Note the spaces before and after DEL.
After checking it again, i noted that lsof uses caps for the type, so we
can drop the -i from grep.

But you were right, i didn't think of kdelibs. ;)


mvg,
Guus
Attila
2010-08-08 09:48:20 UTC
Permalink
Post by Guus Snijders
lsof | grep " DEL "
Note the spaces before and after DEL.
After checking it again, i noted that lsof uses caps for the type, so we
can drop the -i from grep.
This idea is better and now i have to wait for an update which will use deleted
files.

Only for the stast it is not unusually that apps use deleted files:

# lsof -n | grep ' DEL '
firefox 1832 arpad DEL REG 0,4 1998849 /SYSV00000000
kwin 3815 arpad DEL REG 0,4 0 /SYSV00000000

The way of an rpm based system with using RPMDELETE as the flag seems easier to
find out such files.

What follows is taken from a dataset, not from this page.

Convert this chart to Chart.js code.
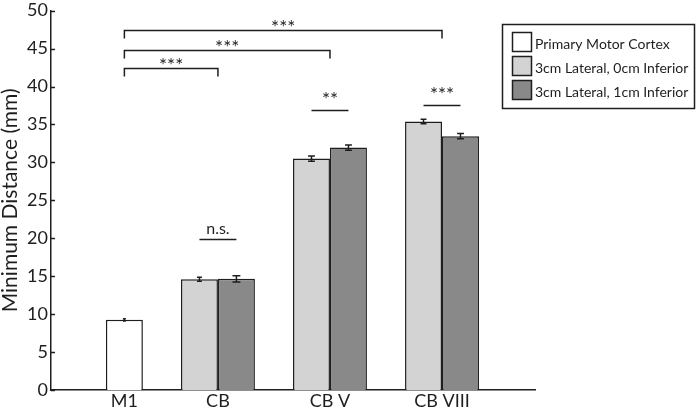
<!DOCTYPE html>
<html>
<head>
<meta charset="utf-8">
<script src="https://cdn.jsdelivr.net/npm/chart.js@4.4.1/dist/chart.umd.min.js"></script>
<style>
  html, body { margin: 0; padding: 0; background: #fff; }
  #wrap { position: relative; width: 696px; height: 409px; }
</style>
</head>
<body>
<div id="wrap"><canvas id="chart"></canvas></div>
<script>
// ── Data ──
const categories = ['M1', 'CB', 'CB V', 'CB VIII'];
const seriesLabels = ['Primary Motor Cortex', '3cm Lateral, 0cm Inferior', '3cm Lateral, 1cm Inferior'];
const motorCortex = [9.25, null, null, null];
const motorCortexErr = [0.15, null, null, null];
const lateral0 = [null, 14.6, 30.5, 35.4];
const lateral0Err = [null, 0.25, 0.35, 0.3];
const lateral1 = [null, 14.65, 31.95, 33.45];
const lateral1Err = [null, 0.4, 0.35, 0.35];
const yTicks = [0, 5, 10, 15, 20, 25, 30, 35, 40, 45, 50];

// significance: M1 against each other site (bracket), and the two lateral sites within a site (bar)
const bracketTargets = [1, 2, 3];
const bracketLevels = [42.4, 44.8, 47.4];
const bracketTexts = ['***', '***', '***'];
const pairCategories = [1, 2, 3];
const pairLevels = [19.9, 36.9, 37.5];
const pairTexts = ['n.s.', '**', '***'];

// ── Style ──
const INK = '#1e1e1e';
const FILLS = ['#ffffff', '#d3d3d3', '#898989'];
const FONT = 'Lato';

const toPoints = arr => arr.map((v, i) => ({ x: i + 1, y: v }));

// ── Overlay: inward ticks, error bars, significance marks, category labels, legend ──
const overlay = {
    id: 'overlay',
    afterDatasetsDraw(chart) {
        const ctx = chart.ctx;
        const y = chart.scales.y;
        ctx.save();
        ctx.strokeStyle = INK;
        ctx.lineWidth = 1.5;
        chart.data.datasets.forEach((ds, di) => {
            const meta = chart.getDatasetMeta(di);
            ds.errors.forEach((e, i) => {
                const v = ds.data[i].y;
                if (v == null || e == null) return;
                const bar = meta.data[i];
                const top = y.getPixelForValue(v + e);
                const bot = y.getPixelForValue(v - e);
                const cap = Math.max(2, Math.min(8, (bot - top) * 1.3));
                ctx.beginPath();
                ctx.moveTo(bar.x, top); ctx.lineTo(bar.x, bot);
                ctx.moveTo(bar.x - cap / 2, top); ctx.lineTo(bar.x + cap / 2, top);
                ctx.moveTo(bar.x - cap / 2, bot); ctx.lineTo(bar.x + cap / 2, bot);
                ctx.stroke();
            });
        });
        ctx.restore();
    },
    afterDraw(chart) {
        const ctx = chart.ctx;
        const { x, y } = chart.scales;
        const area = chart.chartArea;
        const metas = [0, 1, 2].map(i => chart.getDatasetMeta(i));
        ctx.save();
        ctx.strokeStyle = INK;
        ctx.fillStyle = INK;
        ctx.lineWidth = 1.5;

        // y ticks pointing into the plot
        yTicks.forEach(v => {
            const py = Math.round(y.getPixelForValue(v)) + 0.5;
            ctx.beginPath();
            ctx.moveTo(area.left, py); ctx.lineTo(area.left + 4, py);
            ctx.stroke();
        });

        // category labels, centred under the bars that exist
        ctx.font = `18px ${FONT}`;
        ctx.textAlign = 'center';
        ctx.textBaseline = 'alphabetic';
        categories.forEach((c, i) => {
            const xs = metas.filter(m => chart.data.datasets[m.index].data[i].y != null)
                .map(m => m.data[i].x);
            const cx = xs.reduce((a, b) => a + b, 0) / xs.length;
            ctx.fillText(c, cx, area.bottom + 17);
        });

        // brackets from M1 to each site
        const m1x = metas[0].data[0].x;
        const drop = 8;
        const starFont = `19px ${FONT}`;
        ctx.font = starFont;
        bracketTargets.forEach((t, i) => {
            const x2 = x.getPixelForValue(t + 1);
            const py = Math.round(y.getPixelForValue(bracketLevels[i])) + 0.5;
            ctx.beginPath();
            ctx.moveTo(m1x, py + drop); ctx.lineTo(m1x, py);
            ctx.lineTo(x2, py); ctx.lineTo(x2, py + drop);
            ctx.stroke();
            ctx.fillText(bracketTexts[i], (m1x + x2) / 2, py + 3);
        });

        // within-site comparisons
        pairCategories.forEach((c, i) => {
            const xa = metas[1].data[c].x;
            const xb = metas[2].data[c].x;
            const py = Math.round(y.getPixelForValue(pairLevels[i])) + 0.5;
            ctx.beginPath();
            ctx.moveTo(xa, py); ctx.lineTo(xb, py);
            ctx.stroke();
            const isStars = pairTexts[i].startsWith('*');
            ctx.font = isStars ? starFont : `16px ${FONT}`;
            ctx.fillText(pairTexts[i], (xa + xb) / 2, py - (isStars ? 5 : 6));
        });

        // legend box
        const lx = 502, ly = 24, lw = 192, lh = 84;
        ctx.lineWidth = 1.5;
        ctx.strokeRect(lx + 0.5, ly + 0.5, lw, lh);
        ctx.font = `14px ${FONT}`;
        ctx.textAlign = 'left';
        chart.data.datasets.forEach((ds, i) => {
            const sy = ly + 8 + i * 24;
            ctx.fillStyle = ds.backgroundColor;
            ctx.fillRect(lx + 10.5, sy + 0.5, 19, 19);
            ctx.strokeRect(lx + 10.5, sy + 0.5, 19, 19);
            ctx.fillStyle = INK;
            ctx.fillText(ds.label, lx + 33, sy + 16.5);
        });
        ctx.restore();
    }
};

const datasets = [
    { label: seriesLabels[0], data: toPoints(motorCortex), errors: motorCortexErr, backgroundColor: FILLS[0], stack: 'right', order: 1 },
    { label: seriesLabels[1], data: toPoints(lateral0), errors: lateral0Err, backgroundColor: FILLS[1], stack: 'left', order: 0 },
    { label: seriesLabels[2], data: toPoints(lateral1), errors: lateral1Err, backgroundColor: FILLS[2], stack: 'right', order: 2 }
].map(ds => Object.assign(ds, {
    borderColor: INK,
    borderWidth: 1.5,
    categoryPercentage: 0.66,
    barPercentage: 1.0
}));

new Chart(document.getElementById('chart'), {
    type: 'bar',
    data: { datasets },
    options: {
        responsive: true,
        maintainAspectRatio: false,
        animation: false,
        layout: { padding: { left: 0, top: 0, right: 161, bottom: 0 } },
        plugins: { legend: { display: false }, tooltip: { enabled: false } },
        scales: {
            x: {
                type: 'linear',
                offset: false,
                min: 0.51,
                max: 4.83,
                afterBuildTicks: s => { s.ticks = categories.map((_, i) => ({ value: i + 1 })); },
                ticks: { display: false },
                grid: { display: false, drawTicks: false, offset: false },
                border: { display: true, color: INK, width: 1.5 },
                afterFit: s => { s.height = 19; }
            },
            y: {
                min: 0,
                max: 50,
                stacked: false,
                afterBuildTicks: s => { s.ticks = yTicks.map(v => ({ value: v })); },
                ticks: { color: INK, padding: 3, font: { family: FONT, size: 18, lineHeight: 0.85 } },
                grid: { display: false, drawTicks: false },
                border: { display: true, color: INK, width: 1.5 },
                title: {
                    display: true,
                    text: 'Minimum Distance (mm)',
                    color: INK,
                    padding: 0,
                    font: { family: FONT, size: 21, lineHeight: 1 }
                },
                afterFit: s => { s.width = 51; }
            }
        }
    },
    plugins: [overlay]
});
</script>
</body>
</html>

Is there a analog way possible for pacman? I never take a
look after an update with pacman.

See you, Attila
Attila
2010-08-08 17:46:59 UTC
Permalink
Post by Guus Snijders
lsof | grep " DEL "
Okay, with the update of util-linux-ng checking of the deleted files makes sense
because a lot of files use /lib/libuuid.so.1.3.0. I create this MINI script for
this:

# cat /usr/local/bin/scan_deleted_files.sh
#!/bin/sh
# list of deleted files

echo 'COMMAND PID USER FD TYPE DEVICE SIZE/OFF NODE NAME'
lsof -n | grep ' DEL '

See you, Attila

Loui Chang
2010-08-07 21:31:09 UTC
Permalink
Post by Guus Snijders
HTH, HAND
What?
Gary Wright
2010-08-08 02:04:24 UTC
Permalink
Post by Guus Snijders
HTH, HAND
What?
HTH[1] HAND[2]

[1] http://www.acronymfinder.com/HtH.html
[2] http://www.acronymfinder.com/HAND.html
Jeffrey Lynn Parke Jr.
2010-08-08 02:09:02 UTC
Permalink
Post by Gary Wright
Post by Guus Snijders
HTH, HAND
What?
HTH[1] HAND[2]
[1] http://www.acronymfinder.com/HtH.html
[2] http://www.acronymfinder.com/HAND.html
now we are just getting lazy
Loui Chang
2010-08-08 02:17:19 UTC
Permalink
Post by Gary Wright
Post by Guus Snijders
HTH, HAND
What?
HTH[1] HAND[2]
[1] http://www.acronymfinder.com/HtH.html
[2] http://www.acronymfinder.com/HAND.html
Bah thanks.
Bloody Hell. Can we not write in English?
I think that sort of thing is more appropriate on AOL chat.